At some point in an artist's career the opportunity of doing an artist residency will likely emerge.
You can find residencies advertised on a variety of art forums, notice boards, on an organization's website, social media channels or their newsletter.
If you are interested in doing a residency in a particular country you need to research which websites offer these types of opportunities. For example, if you are interested in doing an artist residency in the United Kingdom, the Arts Council England or British Council website is a good place to start. In other countries there are usually equivalent cultural bodies that offer interesting residencies usually with a level of funding attached.
If you go to, or have attended an art school, you may have seen residencies shared via the school’s mailing list and opportunity boards. Colleges and schools with the best reputations often get the lion's share of the opportunities sent their way.
Benefits of Doing an Artist Residency
Doing a residency can have many benefits to both early career artists and seasoned professionals.
New audience and networking - If there is an exhibition or element that is open to the public as part of the residency this can open up your artistic practice to a new audience, professional relationships and further opportunities as a result.

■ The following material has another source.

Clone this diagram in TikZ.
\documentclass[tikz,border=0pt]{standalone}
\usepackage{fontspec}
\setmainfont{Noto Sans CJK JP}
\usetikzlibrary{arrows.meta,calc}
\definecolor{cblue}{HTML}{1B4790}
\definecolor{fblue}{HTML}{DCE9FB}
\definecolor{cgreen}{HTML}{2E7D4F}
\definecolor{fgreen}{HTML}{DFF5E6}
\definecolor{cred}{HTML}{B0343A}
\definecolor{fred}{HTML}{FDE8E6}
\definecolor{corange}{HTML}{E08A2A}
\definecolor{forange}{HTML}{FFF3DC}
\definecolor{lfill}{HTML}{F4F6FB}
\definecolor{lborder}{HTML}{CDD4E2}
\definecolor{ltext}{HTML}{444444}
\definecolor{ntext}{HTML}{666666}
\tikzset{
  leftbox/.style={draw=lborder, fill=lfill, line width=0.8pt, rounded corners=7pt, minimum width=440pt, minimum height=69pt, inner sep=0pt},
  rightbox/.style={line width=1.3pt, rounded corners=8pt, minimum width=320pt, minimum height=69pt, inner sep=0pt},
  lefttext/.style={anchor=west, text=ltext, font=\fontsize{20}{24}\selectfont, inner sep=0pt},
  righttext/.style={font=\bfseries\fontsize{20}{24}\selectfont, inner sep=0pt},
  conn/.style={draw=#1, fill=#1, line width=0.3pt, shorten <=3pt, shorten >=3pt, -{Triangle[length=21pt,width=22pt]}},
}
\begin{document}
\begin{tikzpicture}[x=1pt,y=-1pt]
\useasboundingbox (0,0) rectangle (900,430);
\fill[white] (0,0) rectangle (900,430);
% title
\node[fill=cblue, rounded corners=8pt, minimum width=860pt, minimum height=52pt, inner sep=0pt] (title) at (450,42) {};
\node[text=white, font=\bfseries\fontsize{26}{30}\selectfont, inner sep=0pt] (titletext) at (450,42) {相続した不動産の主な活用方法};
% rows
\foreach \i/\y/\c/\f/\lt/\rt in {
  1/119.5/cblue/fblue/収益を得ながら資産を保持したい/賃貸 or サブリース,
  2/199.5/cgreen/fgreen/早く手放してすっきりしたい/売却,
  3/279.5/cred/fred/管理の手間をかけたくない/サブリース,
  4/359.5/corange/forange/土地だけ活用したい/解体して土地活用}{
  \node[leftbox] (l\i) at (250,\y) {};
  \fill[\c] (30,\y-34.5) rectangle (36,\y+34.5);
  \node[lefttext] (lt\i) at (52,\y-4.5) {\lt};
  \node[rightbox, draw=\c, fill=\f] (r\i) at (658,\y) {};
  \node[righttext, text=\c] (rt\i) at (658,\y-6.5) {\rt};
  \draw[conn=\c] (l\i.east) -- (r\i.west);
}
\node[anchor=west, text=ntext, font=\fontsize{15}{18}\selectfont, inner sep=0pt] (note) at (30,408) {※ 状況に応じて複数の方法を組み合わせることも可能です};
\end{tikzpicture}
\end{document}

Career advancement – As mentioned in the point above, the exposure generated from taking part in a residency can lead to more opportunities. Equally, as you probably already know, the more shows and residencies you get and successfully complete, the more organizations will be interested in taking you on. Once you get one residency, it becomes easier to get more.
Creative boost - A change of scenery can give you a creative boost and revival. Being in a space with better light and facilities, and maybe even a different social and professional dynamic can make you reconsider your usual working space. It may inspire you to get a new studio that works better for you.
Collaborative setting - You may not be the only artist that has been given the residency. Some organizations have a group of artists working within their facilities at any one time. This can create a fantastic opportunity to collaborate with new artists.
Access - Some residencies are connected to specific archives or unique cultural or historical settings such as castles. As part of the program you may gain access to behind the scenes collections, materials or facilities to further inspire your work.
Important Factors to Consider
Every artist residency on offer has its own unique list of pros and cons so make sure you research the opportunities out there and think about what your motivations are for doing one and what you wish to achieve. It is important to be clear on these points and it will show in the application process if you are not. Think about applying for a residency as you would any job: make the proposal unique and tailored to the specific opportunity, be clear on what you offer and what your expectations are from the awarding body.
When searching for residencies consider: the length (some last two months, others can be one year), the location, what is on offer (a studio, exhibition etc), the associated costs, any specific benefits and facilities that you require. Finally, consider their expectations as well as your own.
Extra advice and considerations
Whatever programs you are interested in make sure you plan your submission in advance. Some residency programs will be taking proposals a year or more in advance. Writing and compiling an application can be very time consuming and if you haven’t done one before I strongly recommend getting advice from someone who has experience in writing successful proposals or has professional experience working on the side of receiving and evaluating applicants.
Remember that a residency is a two-way relationship that both the artist and organizing body want to benefit from. Consider what you bring to the table.